Le biais dont je viens de parler est inhérent à la nature de leur métier. Cela dit, il y en a un autre que j’ai découvert en discutant avec eux et qui est délibéré. Il s’agit de l’impression que le journalisme négatif est sérieux et responsable tandis qu’un article positif relèverait de la propagande gouvernementale, d’une opération de relation publique ou d’un sujet n’ayant aucun intérêt public. Je comprends le raisonnement mais j’estime que cette approche devrait malgré tout être reconsidérée. Lorsque les seules choses qu’elle lit, entend et voit dans les nouvelles sont des échecs et des malheurs, la population risque de devenir cynique vis-à-vis des institutions et de notre démocratie libérale. Elle aura plus tendance à s’ouvrir aux populismes, aux radicaux ou aux nihilistes de tout poil.
Vous êtes plutôt un promoteur des Lumières, si on en croit le titre de votre dernier livre, « Le Triomphe des Lumières » (Éd. Les Arènes, 2018)…
Je prends en effet la défense et je m’engage pour les valeurs des penseurs des Lumières. Je ne veux pas retourner dans le passé et chercher la sagesse dans leurs écrits mais je propose de poursuivre leur projet en s’appuyant sur quatre piliers : la raison (en opposition aux croyances), la science (qui découle du premier et qui nous permet de comprendre le monde), l’humanisme (dont l’objectif moral est de réduire la souffrance et de favoriser l’épanouissement des êtres humains), et le progrès.


Il n’est pas sûr que tous les dirigeants actuels partagent ces valeurs…

En effet. Des chefs d’État tels que Donald Trump (États-Unis), Vladimir Poutine (Russie), Jair Bolsonaro (Brésil), Boris Johnson (Royaume-Uni), Recep Tayyip Erdogan (Turquie) ou encore Viktor Orban (Hongrie) s’inscrivent plutôt dans le courant opposé, celui des Contre-Lumières. Ils se battent pour des valeurs comme la race, la nation, la gloire, la grandeur. Ils valorisent un hypothétique âge d’or plutôt que de regarder vers le futur afin de résoudre les problèmes.


Le populisme séduit malgré tout une bonne partie de la population.
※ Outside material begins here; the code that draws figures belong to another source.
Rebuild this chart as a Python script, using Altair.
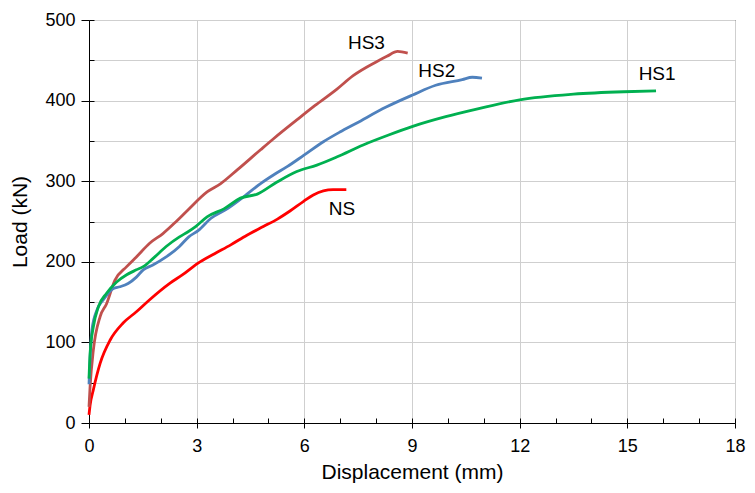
import altair as alt
import pandas as pd

# ---- data ----
series_names = ["HS1", "HS2", "HS3", "NS"]
series_colors = ["#00B050", "#4F81BD", "#C0504D", "#FF0000"]

ns_x = [0.0, 0.03, 0.12, 0.31, 0.59, 0.95, 1.32, 1.69, 2.24, 2.61, 3.03, 3.5, 3.95,
        4.4, 4.87, 5.25, 5.6, 5.98, 6.25, 6.53, 6.8, 7.17]
ns_y = [10, 22, 41, 74, 103, 124, 138, 153, 173, 184, 198, 210, 221,
        233, 244, 253, 263, 275, 283, 288, 289.5, 289.5]

hs3_x = [0.0, 0.03, 0.12, 0.31, 0.49, 0.72, 1.05, 1.32, 1.69, 2.06, 2.43, 2.75, 3.3,
         3.67, 4.13, 4.78, 5.15, 5.79, 6.3, 6.9, 7.36, 8.0, 8.3, 8.6, 8.88]
hs3_y = [20, 45, 90, 132, 148, 177, 194, 206, 223, 235, 250, 264, 287,
         297, 314, 339, 353, 376, 394, 414, 431, 448, 455, 461, 459]

hs2_x = [0.0, 0.03, 0.08, 0.22, 0.4, 0.68, 0.86, 1.09, 1.32, 1.51, 1.78, 2.15, 2.52,
         2.78, 3.05, 3.4, 3.86, 4.32, 4.78, 5.15, 5.52, 5.98, 6.53, 6.99, 7.45,
         8.28, 9.02, 9.66, 10.4, 10.68, 10.95]
hs2_y = [48, 80, 115, 140, 153, 167, 169, 173, 181, 190, 196, 206, 219,
         231, 239, 254, 266, 281, 297, 308, 318, 332, 349, 361, 372,
         392, 407, 419, 426, 429, 428]

hs1_x = [0.0, 0.03, 0.12, 0.26, 0.49, 0.77, 1.05, 1.32, 1.51, 1.78, 2.15, 2.52, 2.75,
         2.98, 3.3, 3.77, 4.22, 4.69, 5.24, 5.79, 6.35, 6.9, 7.64, 8.33, 9.02,
         9.94, 10.86, 12.0, 13.5, 14.9, 15.8]
hs1_y = [55, 86, 119, 144, 161, 175, 184, 190, 194, 204, 219, 231, 237,
         244, 256, 266, 279, 284, 299, 312, 320, 330, 345, 357, 368,
         380, 390, 401, 408, 411, 412]

label_text = ["HS3", "HS2", "HS1", "NS"]
label_x = [7.73, 9.69, 15.83, 7.05]
label_y = [472, 437, 433, 266]

x_major = [0, 3, 6, 9, 12, 15, 18]
x_minor = list(range(0, 19))
y_values = list(range(0, 501, 50))

# ---- tables ----
rows = []
for name, xs, ys in [("NS", ns_x, ns_y), ("HS3", hs3_x, hs3_y),
                     ("HS2", hs2_x, hs2_y), ("HS1", hs1_x, hs1_y)]:
    for i, (a, b) in enumerate(zip(xs, ys)):
        rows.append({"series": name, "disp": a, "load": b, "order": i})
df = pd.DataFrame(rows)
labels = pd.DataFrame({"text": label_text, "disp": label_x, "load": label_y})

FONT = "Liberation Sans"
GRID = "#cfcfcf"
xscale = alt.Scale(domain=[0, 18], nice=False, zero=True)
yscale = alt.Scale(domain=[0, 500], nice=False)

lines = alt.Chart(df).mark_line(strokeJoin="round", interpolate="monotone").encode(
    x=alt.X("disp:Q", scale=xscale,
            axis=alt.Axis(values=x_major, grid=True, gridColor=GRID,
                          tickSize=5, tickColor="black", domainColor="black",
                          labelFont=FONT, labelFontSize=18, labelColor="black",
                          labelPadding=9, labelFlush=False,
                          title="Displacement (mm)", titleFont=FONT,
                          titleFontSize=21, titleFontWeight="normal",
                          titleColor="black", titlePadding=6)),
    y=alt.Y("load:Q", scale=yscale,
            axis=alt.Axis(values=y_values, grid=True, gridColor=GRID,
                          tickSize=8,
                          tickColor={"condition": {"test": "datum.value % 100 === 0",
                                                   "value": "black"},
                                     "value": "transparent"},
                          domainColor="black",
                          labelExpr="datum.value % 100 === 0 ? datum.label : ''",
                          labelFont=FONT, labelFontSize=18, labelColor="black",
                          labelPadding=6, labelFlush=False,
                          title="Load (kN)", titleFont=FONT, titleFontSize=21,
                          titleFontWeight="normal", titleColor="black",
                          titlePadding=14)),
    color=alt.Color("series:N", scale=alt.Scale(domain=series_names, range=series_colors),
                    legend=None),
    strokeWidth=alt.StrokeWidth("series:N",
                                scale=alt.Scale(domain=series_names,
                                                range=[2.8, 2.8, 2.8, 3.3]),
                                legend=None),
    order="order:Q",
    detail="series:N",
)

text = alt.Chart(labels).mark_text(font=FONT, fontSize=19, color="black").encode(
    x=alt.X("disp:Q", scale=xscale,
            axis=alt.Axis(orient="bottom", values=x_minor, offset=-5, tickSize=5,
                          tickColor="black", domain=False, labels=False, grid=False,
                          title=None)),
    y=alt.Y("load:Q", scale=yscale,
            axis=alt.Axis(orient="left", values=y_values, offset=-5, tickSize=5,
                          tickColor="black", domain=False, labels=False, grid=False,
                          title=None)),
    text="text:N",
)

chart = alt.layer(lines, text).resolve_axis(x="independent", y="independent").properties(
    width=646, height=403,
    autosize=alt.AutoSizeParams(type="none"),
    padding={"left": 81, "top": 12, "right": 12, "bottom": 62},
    background="white",
).configure_view(stroke="black", strokeWidth=1)

chart.save("out.html", embed_options={"renderer": "svg", "actions": False})
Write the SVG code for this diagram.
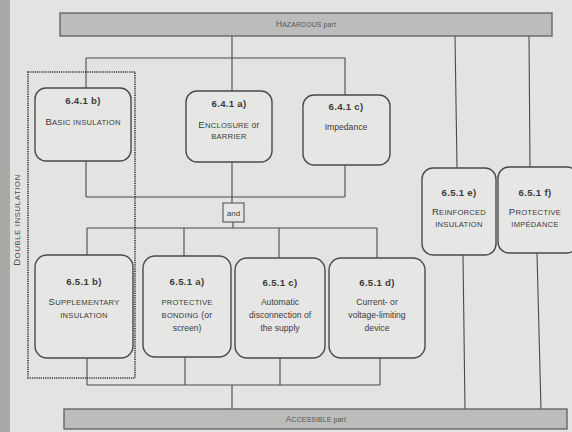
<svg xmlns="http://www.w3.org/2000/svg" width="572" height="432" viewBox="0 0 572 432">
<style>
.bg{fill:#e3e3e1}
.bar{fill:#bcbcba;stroke:#5e5e5e;stroke-width:1.3}
.box{fill:#e6e6e4;stroke:#4a4a4a;stroke-width:1.4}
.ln{stroke:#4a4a4a;stroke-width:1.1;fill:none}
.dot{fill:none;stroke:#333;stroke-width:1.6;stroke-dasharray:1.2 1}
text{font-family:"Liberation Sans","DejaVu Sans",sans-serif;fill:#3c3c3c;text-anchor:middle}
.h{font-size:9.6px;font-weight:bold;letter-spacing:0.3px}
.t{font-size:8.6px}
.sc{font-size:7.6px;letter-spacing:0.25px}
.C{font-size:9.6px}
.bt{font-size:6.8px;fill:#555;letter-spacing:0.2px}
.bC{font-size:8.4px}
</style>
<rect class="bg" x="0" y="0" width="572" height="432"/>
<rect x="0" y="0" width="10" height="432" fill="#a9a9a7"/>

<g id="connectors">
<line class="ln" x1="232" y1="36" x2="232" y2="58"/>
<line class="ln" x1="86" y1="58" x2="345" y2="58"/>
<line class="ln" x1="86" y1="58" x2="86" y2="88"/>
<line class="ln" x1="232" y1="58" x2="232" y2="91"/>
<line class="ln" x1="345" y1="58" x2="345" y2="95"/>
<line class="ln" x1="86" y1="161" x2="86" y2="197"/>
<line class="ln" x1="232" y1="162" x2="232" y2="203"/>
<line class="ln" x1="345" y1="165" x2="345" y2="197"/>
<line class="ln" x1="86" y1="197" x2="345" y2="197"/>
<line class="ln" x1="233" y1="222" x2="233" y2="228"/>
<line class="ln" x1="87" y1="228" x2="377" y2="228"/>
<line class="ln" x1="87" y1="228" x2="87" y2="255"/>
<line class="ln" x1="184" y1="228" x2="184" y2="256"/>
<line class="ln" x1="279" y1="228" x2="279" y2="258"/>
<line class="ln" x1="377" y1="228" x2="377" y2="258"/>
<line class="ln" x1="87" y1="358" x2="87" y2="385"/>
<line class="ln" x1="185" y1="357" x2="185" y2="385"/>
<line class="ln" x1="280" y1="358" x2="280" y2="385"/>
<line class="ln" x1="380" y1="358" x2="380" y2="385"/>
<line class="ln" x1="87" y1="385" x2="380" y2="385"/>
<line class="ln" x1="232" y1="385" x2="232" y2="410"/>
<line class="ln" x1="455" y1="36" x2="457" y2="168"/>
<line class="ln" x1="529" y1="36" x2="530" y2="167"/>
<line class="ln" x1="463" y1="255" x2="465" y2="410"/>
<line class="ln" x1="537" y1="253" x2="541" y2="410"/>
</g>

<g id="hazardous">
<rect class="bar" x="60" y="13" width="492" height="23"/>
<text class="bt" x="306" y="27"><tspan class="bC">H</tspan>AZARDOUS part</text>
</g>

<g id="accessible">
<rect class="bar" x="64" y="409" width="503" height="20"/>
<text class="bt" x="316" y="422"><tspan class="bC">A</tspan>CCESSIBLE part</text>
</g>

<g id="double-insulation">
<rect class="dot" x="28" y="72" width="107" height="306"/>
<text class="sc" transform="translate(20,220) rotate(-90)" style="letter-spacing:0.7px;fill:#4a4a4a"><tspan class="C">D</tspan>OUBLE INSULATION</text>
</g>

<g id="n641b">
<rect class="box" x="35" y="88" width="96" height="73" rx="11"/>
<text class="h" x="83" y="104">6.4.1 b)</text>
<text class="sc" x="83" y="125"><tspan class="C">B</tspan>ASIC INSULATION</text>
</g>

<g id="n641a">
<rect class="box" x="186" y="91" width="86" height="71" rx="11"/>
<text class="h" x="229" y="107">6.4.1 a)</text>
<text class="sc" x="229" y="128"><tspan class="C">E</tspan>NCLOSURE <tspan class="t">or</tspan></text>
<text class="sc" x="229" y="139">BARRIER</text>
</g>

<g id="n641c">
<rect class="box" x="303" y="95" width="87" height="70" rx="11"/>
<text class="h" x="346" y="110">6.4.1 c)</text>
<text class="t" x="346" y="130">Impedance</text>
</g>

<g id="and">
<rect x="223" y="203" width="21" height="19" fill="#e6e6e4" stroke="#555" stroke-width="1.1"/>
<text class="t" x="233.5" y="215.5" style="font-size:8px">and</text>
</g>

<g id="n651b">
<rect class="box" x="35" y="255" width="98" height="103" rx="12"/>
<text class="h" x="84" y="285">6.5.1 b)</text>
<text class="sc" x="84" y="305"><tspan class="C">S</tspan>UPPLEMENTARY</text>
<text class="sc" x="84" y="318">INSULATION</text>
</g>

<g id="n651a">
<rect class="box" x="143" y="256" width="88" height="101" rx="12"/>
<text class="h" x="187" y="285">6.5.1 a)</text>
<text class="sc" x="187" y="305">PROTECTIVE</text>
<text class="sc" x="187" y="318">BONDING <tspan class="t">(or</tspan></text>
<text class="t" x="187" y="331">screen)</text>
</g>

<g id="n651c">
<rect class="box" x="235" y="258" width="90" height="100" rx="12"/>
<text class="h" x="280" y="286">6.5.1 c)</text>
<text class="t" x="280" y="305">Automatic</text>
<text class="t" x="280" y="318">disconnection of</text>
<text class="t" x="280" y="331">the supply</text>
</g>

<g id="n651d">
<rect class="box" x="329" y="258" width="96" height="100" rx="12"/>
<text class="h" x="377" y="286">6.5.1 d)</text>
<text class="t" x="377" y="305">Current- or</text>
<text class="t" x="377" y="318">voltage-limiting</text>
<text class="t" x="377" y="331">device</text>
</g>

<g id="n651e">
<rect class="box" x="422" y="168" width="74" height="87" rx="11"/>
<text class="h" x="459" y="196">6.5.1 e)</text>
<text class="sc" x="459" y="215"><tspan class="C">R</tspan>EINFORCED</text>
<text class="sc" x="459" y="227">INSULATION</text>
</g>

<g id="n651f">
<rect class="box" x="498" y="167" width="80" height="86" rx="11"/>
<text class="h" x="535" y="196">6.5.1 f)</text>
<text class="sc" x="535" y="215"><tspan class="C">P</tspan>ROTECTIVE</text>
<text class="sc" x="535" y="227">IMPÉDANCE</text>
</g>
</svg>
Les populistes peuvent accéder au pouvoir et même en gagner davantage en exploitant les défauts des démocraties, à l’image de Donald Trump qui est devenu président en perdant le vote populaire. Mais on ne peut pas dire que ce soit un succès. Aussi bien aux États-Unis, en proie à une procédure d’impeachment, qu’au Royaume-Uni, empêtré dans le Brexit, le populisme a créé un désordre politique invraisemblable. Cela montre que le monde moderne possède des caractéristiques qui ne semblent pas s’accommoder avec ce mouvement. De manière plus générale, il existe des forces démographiques qui contrent les avancées du populisme. Par exemple, plus on habite près des centres des villes, plus on est éduqué et plus on est jeune, moins on soutient le populisme. Ce dernier est un mouvement profondément contrariant mais, malgré des reculs comme il y en a eu tant dans l’histoire, il y a des raisons de croire qu’il ne représente pas le futur. Je suis convaincu que depuis la Déclaration universelle des droits de l’homme, le monde a choisi son camp. Même si des désaccords persistent sur de nombreux sujets, plus personne ne souhaite revenir en arrière.